A look into the future
If the technology from Freiburg delivers what it promises, inductive charging will soon be more convenient than refueling conventional petrol and diesel cars. The driver of the future will be allowed to stay in the car in rain and storm while the charging platform charges his batteries without contact. It can continue to drive in a good 15 minutes when fully charged. That's not much more than the time we already spend at gas pumps today.
But maybe the future will also bring us linear charging, in which designated charging lanes on the motorway recharge our batteries while driving. This is being tested on electric buses in the South Korean city of Gumi, among other things. Then the charge level would not tell us when to take a break, but our feeling of hunger or bladder pressure. A realistic further development with contactless charging systems.
It seems certain that Blue Inductive will be used in larger industrial companies that already operate their own wind turbines and photovoltaic systems. The symbiotic effect that connects the power hunger of industrial robots with the production peaks of environmentally friendly power generators is too great.

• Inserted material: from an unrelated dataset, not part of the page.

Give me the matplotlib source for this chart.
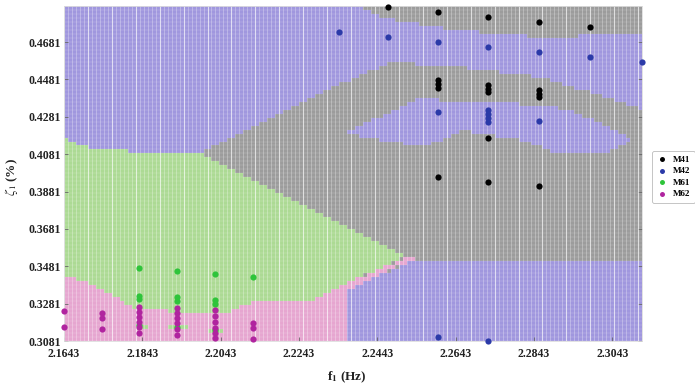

Contactless charging of electric cars via induction is still a long way off. Nevertheless, engineers are already working on the next generation of inductive charging technology. They move the coils out of the ground into a column. The receiver coil is right in the front of the car. As a result, the distance between the two coils is so small that the charging process works much better.
Source: Fraunhofer IISB
Further inductive charging solutions in development
Because inductive charging solutions appear so attractive, the Fraunhofer researchers and the start-up Blue Inductive are not working alone on a solution. The German Aerospace Center is also dedicated to the subtleties of fast wireless charging. Fraunhofer researchers from Erlangen also announced in 2014 that they consider upright charging coils to be more efficient in inductive systems. Researchers and developers all over the world are also involved in inductive charging of aircraft such as drones.